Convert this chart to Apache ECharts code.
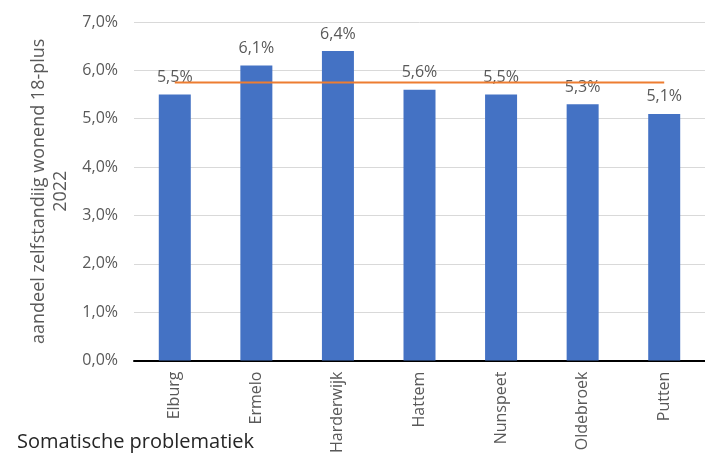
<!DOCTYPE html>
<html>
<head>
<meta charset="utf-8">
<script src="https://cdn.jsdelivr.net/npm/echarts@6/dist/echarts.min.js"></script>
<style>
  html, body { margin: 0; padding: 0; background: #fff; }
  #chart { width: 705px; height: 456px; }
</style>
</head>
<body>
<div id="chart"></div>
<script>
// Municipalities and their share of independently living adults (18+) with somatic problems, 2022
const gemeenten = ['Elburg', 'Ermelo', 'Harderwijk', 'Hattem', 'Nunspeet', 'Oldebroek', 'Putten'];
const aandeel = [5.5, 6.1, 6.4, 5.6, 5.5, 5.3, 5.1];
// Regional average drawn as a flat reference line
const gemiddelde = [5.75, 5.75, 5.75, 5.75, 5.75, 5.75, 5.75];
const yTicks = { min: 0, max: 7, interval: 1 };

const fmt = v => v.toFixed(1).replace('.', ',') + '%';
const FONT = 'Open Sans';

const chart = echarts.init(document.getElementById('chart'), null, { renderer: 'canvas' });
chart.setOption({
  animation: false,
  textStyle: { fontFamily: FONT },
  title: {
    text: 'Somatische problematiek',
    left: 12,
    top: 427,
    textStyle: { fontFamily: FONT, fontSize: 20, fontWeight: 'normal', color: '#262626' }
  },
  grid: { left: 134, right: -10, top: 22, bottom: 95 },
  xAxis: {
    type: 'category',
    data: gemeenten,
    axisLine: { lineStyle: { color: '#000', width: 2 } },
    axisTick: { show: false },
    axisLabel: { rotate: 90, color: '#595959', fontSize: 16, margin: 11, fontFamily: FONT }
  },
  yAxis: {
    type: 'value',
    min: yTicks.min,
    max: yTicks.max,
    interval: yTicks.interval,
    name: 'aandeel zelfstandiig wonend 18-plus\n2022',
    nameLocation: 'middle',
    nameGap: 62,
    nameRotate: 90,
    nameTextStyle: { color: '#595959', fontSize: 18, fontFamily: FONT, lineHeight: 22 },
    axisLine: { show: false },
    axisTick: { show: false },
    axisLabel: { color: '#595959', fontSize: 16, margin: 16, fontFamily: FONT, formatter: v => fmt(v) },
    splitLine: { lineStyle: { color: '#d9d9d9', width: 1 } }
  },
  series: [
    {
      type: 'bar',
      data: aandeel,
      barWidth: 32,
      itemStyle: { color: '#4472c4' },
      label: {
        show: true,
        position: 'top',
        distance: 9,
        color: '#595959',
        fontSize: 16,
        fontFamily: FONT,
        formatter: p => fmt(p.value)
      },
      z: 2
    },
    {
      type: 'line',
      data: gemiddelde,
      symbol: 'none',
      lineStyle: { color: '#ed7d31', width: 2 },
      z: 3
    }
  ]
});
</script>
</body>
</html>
━━━━
* [Task details] Write out each line again precisely as it appears, skipping every picture.

* [Result of this exercise]
Convert this chart to Apache ECharts code.
<!DOCTYPE html>
<html>
<head>
<meta charset="utf-8">
<script src="https://cdn.jsdelivr.net/npm/echarts@6/dist/echarts.min.js"></script>
<style>
  html, body { margin: 0; padding: 0; background: #fff; }
  #chart { width: 705px; height: 456px; }
</style>
</head>
<body>
<div id="chart"></div>
<script>
// Municipalities and their share of independently living adults (18+) with somatic problems, 2022
const gemeenten = ['Elburg', 'Ermelo', 'Harderwijk', 'Hattem', 'Nunspeet', 'Oldebroek', 'Putten'];
const aandeel = [5.5, 6.1, 6.4, 5.6, 5.5, 5.3, 5.1];
// Regional average drawn as a flat reference line
const gemiddelde = [5.75, 5.75, 5.75, 5.75, 5.75, 5.75, 5.75];
const yTicks = { min: 0, max: 7, interval: 1 };

const fmt = v => v.toFixed(1).replace('.', ',') + '%';
const FONT = 'Open Sans';

const chart = echarts.init(document.getElementById('chart'), null, { renderer: 'canvas' });
chart.setOption({
  animation: false,
  textStyle: { fontFamily: FONT },
  title: {
    text: 'Somatische problematiek',
    left: 12,
    top: 427,
    textStyle: { fontFamily: FONT, fontSize: 20, fontWeight: 'normal', color: '#262626' }
  },
  grid: { left: 134, right: -10, top: 22, bottom: 95 },
  xAxis: {
    type: 'category',
    data: gemeenten,
    axisLine: { lineStyle: { color: '#000', width: 2 } },
    axisTick: { show: false },
    axisLabel: { rotate: 90, color: '#595959', fontSize: 16, margin: 11, fontFamily: FONT }
  },
  yAxis: {
    type: 'value',
    min: yTicks.min,
    max: yTicks.max,
    interval: yTicks.interval,
    name: 'aandeel zelfstandiig wonend 18-plus\n2022',
    nameLocation: 'middle',
    nameGap: 62,
    nameRotate: 90,
    nameTextStyle: { color: '#595959', fontSize: 18, fontFamily: FONT, lineHeight: 22 },
    axisLine: { show: false },
    axisTick: { show: false },
    axisLabel: { color: '#595959', fontSize: 16, margin: 16, fontFamily: FONT, formatter: v => fmt(v) },
    splitLine: { lineStyle: { color: '#d9d9d9', width: 1 } }
  },
  series: [
    {
      type: 'bar',
      data: aandeel,
      barWidth: 32,
      itemStyle: { color: '#4472c4' },
      label: {
        show: true,
        position: 'top',
        distance: 9,
        color: '#595959',
        fontSize: 16,
        fontFamily: FONT,
        formatter: p => fmt(p.value)
      },
      z: 2
    },
    {
      type: 'line',
      data: gemiddelde,
      symbol: 'none',
      lineStyle: { color: '#ed7d31', width: 2 },
      z: 3
    }
  ]
});
</script>
</body>
</html>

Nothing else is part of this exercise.